Neil Parish, chairman of the Environment, Food and Rural Affairs Committee, has accused Government of doing ‘too little, too late’ on labour shortages, after Mr Eustice appeared in front of his committee on Tuesday, as part of its inquiry into labour shortages in the supply chain. During the session he had asked ‘how much of Rome needs to burn’ before he put a plan together to address labour shortages.
During the session, Mr Eustice at one point suggested a lack of labour of labour was a ‘commercial risk’ for food businesses, along the lines of an arable farmers have a crop hit by aphids.
At which point, Mr Parish suggested the latter would be considered an ‘act of God or an act of nature’, which he suggested was not the case for ‘not having having enough processor workers and not being able to slaughter your pigs’. He said labour shortages were out of farmers’ control and insisted there was ‘no expectation farmers would have to cover that as a commercial loss’.
You can watch the session HERE
Mr Eustice also suggested that changes to shift patterns could enable ‘working mothers’ to take up roles in abattoirs.

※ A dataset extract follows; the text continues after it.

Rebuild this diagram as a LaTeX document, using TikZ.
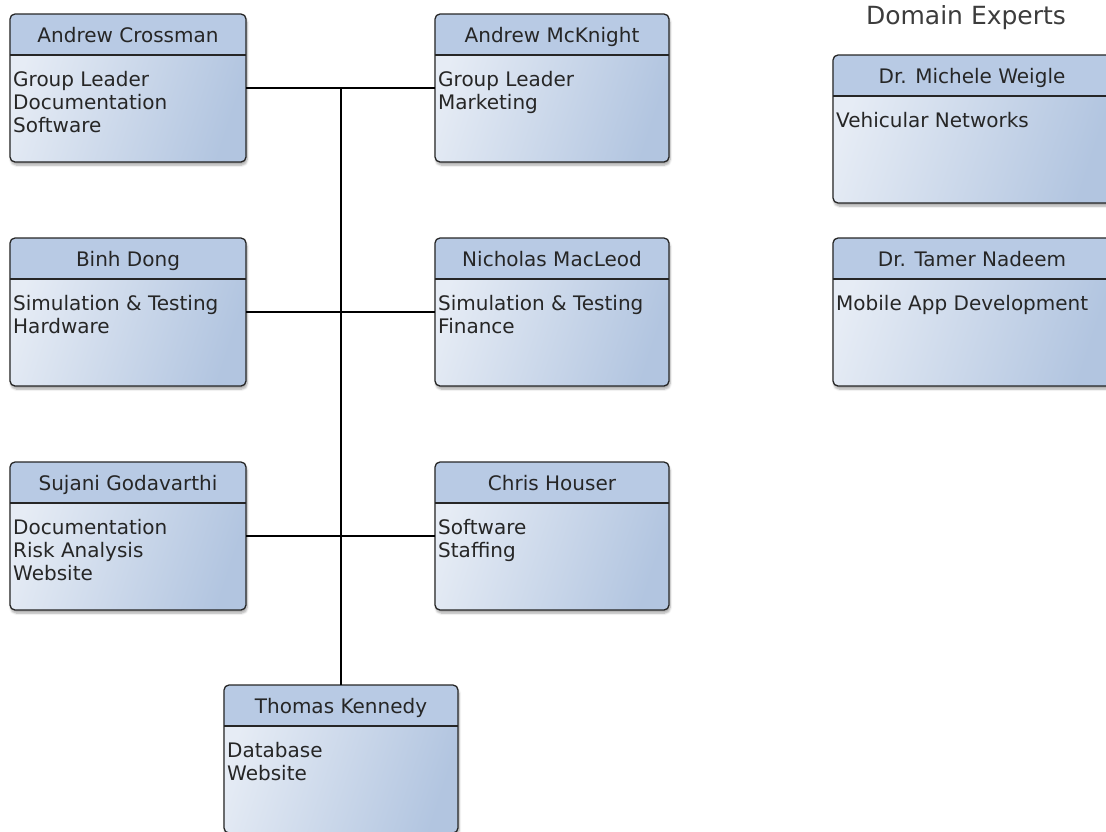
\documentclass[tikz,border=0pt]{standalone}
\usepackage{fontspec}
\setmainfont{DejaVu Sans}
\usetikzlibrary{calc,shadows.blur}

\definecolor{headblue}{HTML}{B8CAE4}
\definecolor{bodylight}{HTML}{E6ECF5}
\definecolor{bodydark}{HTML}{B2C5E0}
\definecolor{inkgray}{HTML}{262626}

\tikzset{
  member box/.style={anchor=north west, inner sep=0, outer sep=0,
    minimum height=148pt, rounded corners=5pt,
    top color=bodylight, bottom color=bodydark, shading angle=72,
    blur shadow={shadow xshift=1pt, shadow yshift=-3pt, shadow opacity=35, shadow blur steps=6}},
  box line/.style={draw=inkgray, line width=1.3pt},
  head text/.style={anchor=base, inner sep=0, text=inkgray, font=\fontsize{20}{23}\selectfont},
  body text/.style={anchor=north west, inner sep=0, align=left, text=inkgray, font=\fontsize{20}{23}\selectfont},
  link/.style={draw=black, line width=1.5pt}
}

% name, x, y, width, head, body
\newcommand{\member}[6]{%
  \node[member box, minimum width=#4] (#1) at (#2,#3) {};
  \begin{scope}
    \clip[rounded corners=5pt] (#1.north west) rectangle (#1.south east);
    \fill[headblue] (#1.north west) rectangle ([yshift=-41pt]#1.north east);
  \end{scope}
  \draw[box line] ([yshift=-41pt]#1.north west) -- ([yshift=-41pt]#1.north east);
  \node[head text] (#1-head) at ([yshift=-28pt]#1.north) {#5};
  \node[body text] (#1-body) at ([xshift=3pt,yshift=-57pt]#1.north west) {#6};
  \draw[box line, rounded corners=5pt] (#1.north west) rectangle (#1.south east);
}

\begin{document}
\begin{tikzpicture}[x=1pt, y=-1pt]
  \useasboundingbox (0,0) rectangle (1106,831);

  % team
  \member{crossman}{10}{14}{236}{Andrew Crossman}{Group Leader\\Documentation\\Software}
  \member{mcknight}{435}{14}{234}{Andrew McKnight}{Group Leader\\Marketing}
  \member{dong}{10}{238}{236}{Binh Dong}{Simulation \& Testing\\Hardware}
  \member{macleod}{435}{238}{234}{Nicholas MacLeod}{Simulation \& Testing\\Finance}
  \member{godavarthi}{10}{462}{236}{Sujani Godavarthi}{Documentation\\Risk Analysis\\Website}
  \member{houser}{435}{462}{234}{Chris Houser}{Software\\Staffing}
  \member{kennedy}{224}{685}{234}{Thomas Kennedy}{Database\\Website}

  % experts
  \node[anchor=base, inner sep=0, text=inkgray!90, font=\fontsize{25}{28}\selectfont] (experts) at (966,24) {Domain Experts};
  \member{weigle}{833}{55}{278}{Dr. Michele Weigle}{Vehicular Networks}
  \member{nadeem}{833}{238}{278}{Dr. Tamer Nadeem}{Mobile App Development}

  % links
  \draw[link] (crossman.east) -- (mcknight.west);
  \draw[link] (dong.east) -- (macleod.west);
  \draw[link] (godavarthi.east) -- (houser.west);
  \draw[link] (kennedy.north) -- (kennedy.north |- crossman.east);
\end{tikzpicture}
\end{document}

“As recently as the early 2000s, these businesses in the pork sector, beef, abattoirs, you know, would actually recruit full-time staff locally. They used to have shifts that would accommodate parents who had children of school age, so that working mothers could drop their children at school, work say five or six hours and then pick the children up,” he said.
“Those types of shift patterns being displaced by different shift patterns that meant those working mothers were no longer able to work in those sectors. And we’re starting now to see that adjust back.
“So we have to have some confidence that it will be possible to get some people from this country back into these sorts of roles.”
Asked whether Defra was ‘getting its voiced heard’ within Government, Mr Eustice insisted Defra ‘always gets heard and frequently its warnings are heeded and it leads to particular interventions’.
However, Mr Parish and fellow members of the committee grew impatient at the lack of clear answers as to how the Government intended to address the situation.
“How much more of Rome needs to burn before you put some kind of plan together?” Mr Parish asked the Defra Secretary at one point. “If this is not sorted, we’ll end up exporting our food industry and importing our food.”
Commenting after the hearing, Mr Parish said: “The food and farming sector has been telling government since early this year about labour shortages which have caused supply difficulties.
“Government has done too little, too late on almost every front. It must face up to its responsibilities. It must create a strategy to give farmers and food producers confidence so they can continue to deliver good British food to our plates.”
Spotlight intensifies again
After intense pressure in September and late-October, the spotlight eased off after the Government announced its support package in mid-October. But with no sign of the backlog easing, more pigs being killed on farm and growing questions over whether and, if so, when the support package will help, the industry and politicians are again looking for the Government to step up.
NPA chairman Rob Mutimer has written to Mr Eustice asking him to take action to ensure the Government’s pig industry support package delivers on its key aim of easing the pig backlog on farms, rather than simply benefiting processors.
Commenting on Twitter today, Lincolnshire MP Sir Edward Leigh said he had learned from pig farmers in his constituency that the backlog is getting worse, despite the recent measures, and called on Mr Eustice to meet the NPA and ‘act decisively soon’.
Responding Kate Morgan, one of the drivers behind the Save GB Bacon and Bite Into British campaigns, said: “We are in a dire situation, George Eustice says he’s talking to industry. Well he’s not talking to pig farmers, we are not the same as processors. Processor are not losing money or having to cull pigs on farm they are pushing their problems onto us the farmer, it needs to change.”